The Tegra 4 is likely to power the next generation of high-end Android smartphones and tablets, and NVIDIA’s demonstration at CES proved that it will make a big difference. When the Tegra 4 was leaked last month, some questioned whether we really needed processors this powerful in mobile devices at this point.

But even basics like web browsing can be vastly improved. NVIDIA pitted a Nexus 10 tablet, which Huang called “the fastest tablet in the world today,” against a tablet with a Tegra 4 processor on stage at CES. Both devices were to load 25 high-traffic websites. The Tegra 4 tablet completed the task in 27 seconds, while the Nexus 10 took 50 seconds.

The processor could also improve HDR photography. Huang noted it takes around two seconds for Apple’s iPhone 5 to capture a HDR image, while the Tegra 4 can to the same thing almost instantly.

“It basically is a one-shot HDR,” he said. “Whatever you can take with one exposure, you can now take in HDR.”
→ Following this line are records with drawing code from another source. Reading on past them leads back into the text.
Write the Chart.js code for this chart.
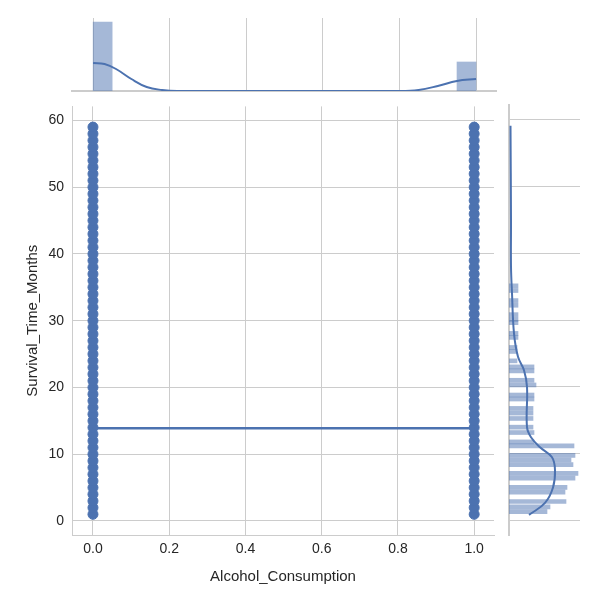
<!DOCTYPE html>
<html><head>
<script src="https://cdn.jsdelivr.net/npm/chart.js@4"></script>
<style>
body{margin:0;background:#fff;width:600px;height:600px;position:relative;overflow:hidden}
canvas{position:absolute}
</style></head><body>
<canvas id="top" style="left:0;top:0;width:500px;height:100px"></canvas>
<canvas id="main" style="left:0;top:90px;width:500px;height:500px"></canvas>
<canvas id="right" style="left:500px;top:100px;width:100px;height:500px"></canvas>
<script>
const BLUE = '#4c72b0';
const BAR = 'rgba(76,114,176,0.5)';
const GRID = '#cccccc';
const FONT = "'Liberation Sans', Arial, sans-serif";

// main scatter: alcohol 0/1, survival 1..59 months
const alcoholLevels = [0, 1];
const survivalMonths = [];
for (let m = 1; m <= 59; m++) survivalMonths.push(m);
const regLine = [{x: 0, y: 13.9}, {x: 1, y: 13.9}];

// top marginal histogram (relative heights) and kde
const topBins = [{x: 0.025, y: 69}, {x: 0.975, y: 29}];
const topKde = [[0,28],[0.03,27],[0.06,22],[0.1,12],[0.14,4],[0.18,1],[0.22,0],[0.8,0],[0.85,1],[0.9,5],[0.95,10],[1,12]];

// right marginal histogram (bin centre in months, relative length)
const rightBinCentres = [1.4,2.1,2.9,4.3,5,6.4,7.1,8.4,9.1,9.8,11.2,11.8,13.2,14,15.3,16.1,16.8,18.2,18.8,20.3,21,22.4,23,23.9,25.3,25.9,27.4,28,29.6,30.1,30.8,32.2,32.9,34.4,35.1];
const rightBinCounts  = [38,41,57,56,58,66,69,64,62,66,65,25,25,24,24,24,24,25,25,27,25,25,25,8,8,8,9,9,9,9,9,9,9,9,9];
const rightKde = [[20,0.9],[36,2.7],[44,5],[46,7.6],[43,9.5],[31,11],[22,12.5],[18,14],[18,20],[15,22.5],[9,24.5],[5,28],[3,34],[2,38],[2,45],[1.5,59]];

const tickFont = {family: FONT, size: 14};
Chart.defaults.animation = false;
Chart.defaults.plugins.legend.display = false;
Chart.defaults.plugins.tooltip.enabled = false;

const pts = [];
alcoholLevels.forEach(a => survivalMonths.forEach(m => pts.push({x: a, y: m})));

new Chart(document.getElementById('main'), {
  type: 'scatter',
  data: {datasets: [
    {data: regLine, type: 'line', borderColor: BLUE, borderWidth: 2.5, pointRadius: 0, order: 0},
    {data: pts, backgroundColor: BLUE, borderColor: BLUE, pointRadius: 5, order: 1}
  ]},
  options: {
    responsive: false,
    layout: {padding: {top: 5, right: 4, left: 20}},
    scales: {
      x: {min: -0.055, max: 1.052, afterFit: s => { s.height = 55; },
        afterBuildTicks: s => { s.ticks = [0,0.2,0.4,0.6,0.8,1].map(v => ({value: v})); },
        ticks: {font: tickFont, color: '#262626', callback: v => v.toFixed(1), padding: 6},
        grid: {color: GRID, drawTicks: false}, border: {color: GRID},
        title: {display: true, text: 'Alcohol_Consumption', font: {family: FONT, size: 15}, color: '#262626', padding: {top: 4}}},
      y: {min: -2.1, max: 62.1, afterFit: s => { s.width = 52; },
        afterBuildTicks: s => { s.ticks = [0,10,20,30,40,50,60].map(v => ({value: v})); },
        ticks: {font: tickFont, color: '#262626', padding: 8},
        grid: {color: GRID, drawTicks: false}, border: {color: GRID},
        title: {display: true, text: 'Survival_Time_Months', font: {family: FONT, size: 15}, color: '#262626', padding: {bottom: 4}}}
    }
  }
});

new Chart(document.getElementById('top'), {
  type: 'bar',
  data: {datasets: [
    {type: 'line', data: topKde.map(p => ({x: p[0], y: p[1]})), borderColor: BLUE, borderWidth: 2, pointRadius: 0, tension: 0.4, order: 0},
    {data: topBins, backgroundColor: BAR, barThickness: 19, order: 1}
  ]},
  options: {
    responsive: false,
    layout: {padding: {left: 72, right: 4, top: 18, bottom: 9}},
    scales: {
      x: {type: 'linear', offset: false, min: -0.055, max: 1.052, ticks: {display: false},
        afterBuildTicks: s => { s.ticks = [0,0.2,0.4,0.6,0.8,1].map(v => ({value: v})); },
        afterFit: s => { s.height = 0; },
        grid: {color: GRID, drawTicks: false, offset: false}, border: {color: GRID, width: 2}},
      y: {min: 0, max: 73, display: false}
    }
  }
});

new Chart(document.getElementById('right'), {
  type: 'bar',
  data: {datasets: [
    {type: 'line', data: rightKde.map(p => ({x: p[0], y: p[1]})), borderColor: BLUE, borderWidth: 2, pointRadius: 0, tension: 0.4, order: 0},
    {data: rightBinCentres.map((c, i) => ({x: rightBinCounts[i], y: c})), backgroundColor: BAR, barThickness: 4, order: 1}
  ]},
  options: {
    responsive: false,
    indexAxis: 'y',
    layout: {padding: {left: 9, right: 20, top: 5, bottom: 65}},
    scales: {
      y: {type: 'linear', offset: false, min: -2.1, max: 62.1, ticks: {display: false},
        afterBuildTicks: s => { s.ticks = [0,10,20,30,40,50,60].map(v => ({value: v})); },
        afterFit: s => { s.width = 0; },
        grid: {color: GRID, drawTicks: false, offset: false}, border: {color: GRID, width: 2}},
      x: {min: 0, max: 71, display: false}
    }
  }
});
</script>
</body></html>
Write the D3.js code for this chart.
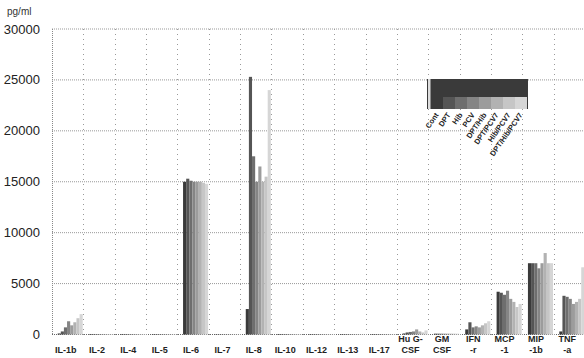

Its predecessor, the Tegra 3, kickstarted our obsession with quad-core mobile devices. It’s been integrated into a wide range of high-end devices, including smartphones from HTC and LG, and tablets from Google, Asus, and Microsoft. However, Qualcomm’s Snapdragon S4 processor has been more successful.

That’s not necessarily because it’s more powerful, but because it supports LTE, and requires less power — meaning better battery life. The Tegra 4, on the other hand, is said to employ a new 28-nanometer manufacturing process that would make it significantly more efficient than the Tegra 3.